Les changements climatiques ne perturbent pas que les ours polaires. Selon une étude publiée cette semaine dans la revue Proceedings of the National Academy of Sciences, ils auraient même joué un rôle dans le déclenchement du conflit le plus sanglant à secouer actuellement la planète, soit la guerre civile en Syrie. Voici la séquence des événements telle que décrite par les auteurs.
1. UNE SÉCHERESSE INHABITUELLE
Entre 2006 et 2010, la pire sécheresse jamais enregistrée dans la région frappe le Croissant fertile, vaste zone du Moyen-Orient qui englobe une bonne partie du nord de la Syrie. La région est le grenier de la Syrie et lui fournit plus des deux tiers de ses récoltes. La production des petites et moyennes fermes tombe «à zéro ou tout près de zéro», écrivent les auteurs, alors que pratiquement tout le bétail est décimé.
2. UN AFFLUX DE RÉFUGIÉS
Entre 2007 et 2008, les prix du blé et du riz doublent en Syrie, tandis que le prix de la viande est propulsé à des sommets. Jusqu'à 1,5 million de Syriens quittent la campagne pour trouver refuge dans les villes, où ils s'entassent en périphérie, dans des conditions difficiles. Ils s'ajoutent à un nombre équivalent de réfugiés irakiens qui, de 2003 à 2007, ont fui leur pays dans la foulée de l'intervention américaine pour gagner la Syrie.
3. UNE AGITATION SOCIALE
L'afflux massif de déplacés dans les villes entraîne une augmentation du chômage, du crime et de l'agitation sociale. Selon les auteurs, il contribue aux révoltes du Printemps arabe qui, en mars 2011, gagnent la Syrie. «Nous ne disons pas que les changements climatiques ont déclenché la révolution, précise Colin Kelley, auteur principal de l'étude et chercheur à l'Université de Californie à Santa Barbara. Nous disons qu'ils ont empiré une sécheresse, et que cette sécheresse s'est couplée à une vulnérabilité préexistante causée notamment par de mauvaises politiques et une réponse lente et inefficace du régime Assad. La sécheresse a servi de catalyseur et a contribué à déclencher une chaîne d'événements.»

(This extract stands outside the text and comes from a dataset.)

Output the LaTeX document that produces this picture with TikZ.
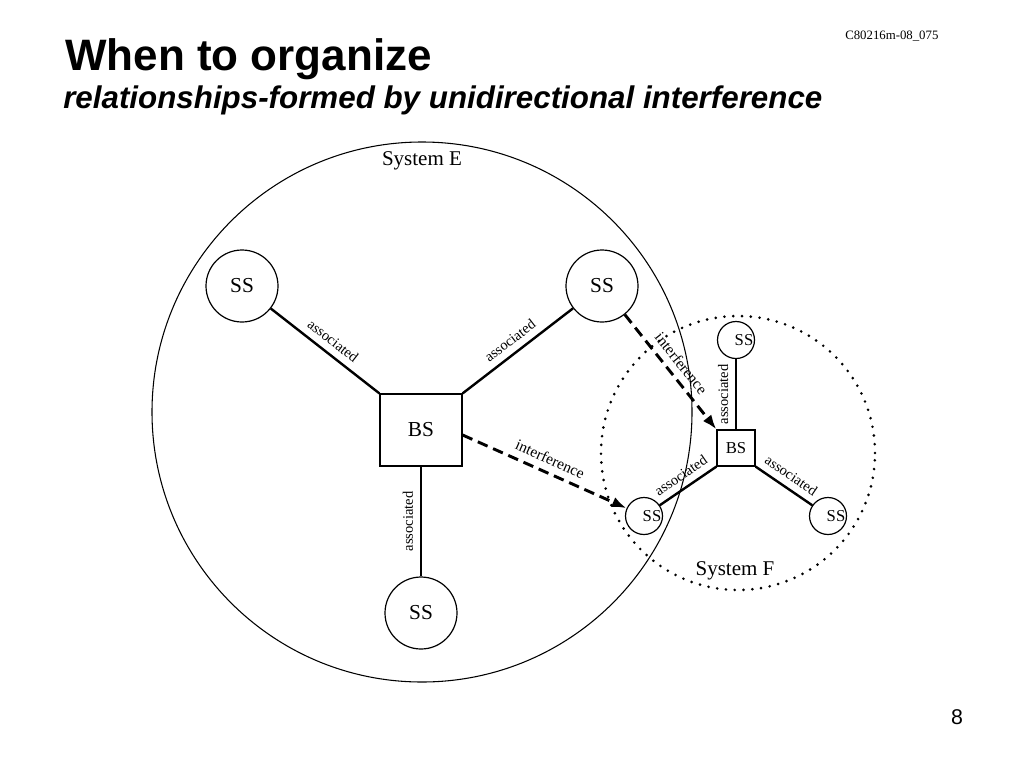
\documentclass[tikz,border=0pt]{standalone}
\usepackage{fontspec}
\setmainfont{Liberation Serif}
\newfontfamily\titlefont{Liberation Sans}
\usetikzlibrary{arrows.meta}

\begin{document}
\begin{tikzpicture}[x=0.75pt,y=-0.75pt,
  sysE/.style={circle,draw,line width=0.8pt,minimum size=405pt,inner sep=0pt},
  sysF/.style={circle,draw,line width=2.2pt,dash pattern=on 0pt off 6.6pt,line cap=round,minimum size=205.5pt,inner sep=0pt},
  ssbig/.style={circle,draw,line width=0.9pt,minimum size=54pt,inner sep=0pt,font=\fontsize{16}{18}\selectfont},
  sssmall/.style={circle,draw,line width=0.9pt,minimum size=27.75pt,inner sep=0pt,label={[font=\fontsize{12.5}{14}\selectfont,xshift=6pt]center:SS}},
  bsbig/.style={rectangle,draw,line width=0.9pt,minimum width=61.5pt,minimum height=54pt,font=\fontsize{16}{18}\selectfont},
  bssmall/.style={rectangle,draw,line width=0.9pt,minimum width=28.5pt,minimum height=27pt,inner sep=0pt,font=\fontsize{12.5}{14}\selectfont},
  assoc/.style={line width=1.8pt},
  interf/.style={line width=2.2pt,dash pattern=on 8pt off 4.5pt,-{Latex[length=11pt,width=8pt]}},
  lbl/.style={font=\fontsize{10.9}{12}\selectfont,sloped,above=4pt,midway,inner sep=1pt},
  ilbl/.style={font=\fontsize{11.6}{13}\selectfont,sloped,above=4pt,midway,inner sep=1pt}]
\useasboundingbox (0,0) rectangle (1024,768);
\def\sysfont{\fontsize{15.75}{18}\selectfont}

% headings
\node[anchor=base west,inner sep=0pt,font=\titlefont\bfseries\fontsize{33}{38}\selectfont] (title) at (65,70) {When to organize};
\node[anchor=base west,inner sep=0pt,font=\titlefont\bfseries\itshape\fontsize{23.5}{27}\selectfont] (subtitle) at (63,108) {relationships-formed by unidirectional interference};
\node[anchor=base west,inner sep=0pt,font=\fontsize{9.6}{11}\selectfont] (docnum) at (845,39) {C80216m-08\_075};
\node[inner sep=0pt,font=\titlefont\fontsize{16}{18}\selectfont] (pagenum) at (957,717) {8};

% the two systems
\node[sysE] (E) at (422,412) {};
\node[sysF] (F) at (738,453) {};
\node[font=\sysfont] (Elabel) at (422,161) {System E};
\node[font=\sysfont] (Flabel) at (735,571) {System F};

% system E
\node[bsbig] (bsE) at (421,430) {BS};
\node[ssbig] (ssEa) at (242,286) {SS};
\node[ssbig] (ssEb) at (602,286) {SS};
\node[ssbig] (ssEc) at (421,613) {SS};

% system F
\node[bssmall] (bsF) at (736,448) {BS};
\node[sssmall] (ssFa) at (736,340) {};
\node[sssmall] (ssFb) at (644,516) {};
\node[sssmall] (ssFc) at (828,516) {};

\draw[assoc] (ssEa) -- node[lbl]{associated} (bsE.north west);
\draw[assoc] (bsE.north east) -- node[lbl]{associated} (ssEb);
\draw[assoc] (ssEc) -- node[lbl]{associated} (bsE);

\draw[assoc] (bsF) -- node[lbl]{associated} (ssFa);
\draw[assoc] (ssFb) -- node[lbl]{associated} (bsF.south west);
\draw[assoc] (bsF.south east) -- node[lbl]{associated} (ssFc);

\draw[interf] ([yshift=-3.75pt]bsE.east) -- node[ilbl]{interference} (ssFb);
\draw[interf] (ssEb) -- node[ilbl]{interference} (bsF.north west);
\end{tikzpicture}
\end{document}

4. DE LA RÉPRESSION À LA GUERRE
La suite de cette tragique histoire est connue: le président syrien Bachar al-Assad tente d'étouffer la révolte de ses citoyens par la violence, multipliant les attaques et les arrestations contre les manifestants et les opposants politiques. Une partie de l'armée fait défection, des groupes rebelles sautent dans la mêlée et le conflit se transforme en guerre civile sanglante qui perdure depuis 4 ans et a fait plus de 200 000 morts.
5. LA FAUTE DE L'HUMAIN
Selon les auteurs de l'étude, on peut attribuer la sécheresse qui a contribué à déclencher la guerre syrienne aux activités humaines. Selon eux, la tendance au réchauffement et à l'assèchement qui touche actuellement la Syrie dépasse la variabilité naturelle du climat de la région. Le «réchauffement et l'assèchement observés sont conformes à la réponse provoquée par une augmentation des gaz à effet de serre telle que fournie par les modèles climatiques», écrivent les auteurs. Selon eux, les activités humaines ont rendu les longues sécheresses comme celle qui a frappé la Syrie en 2006 de deux à trois fois plus probables.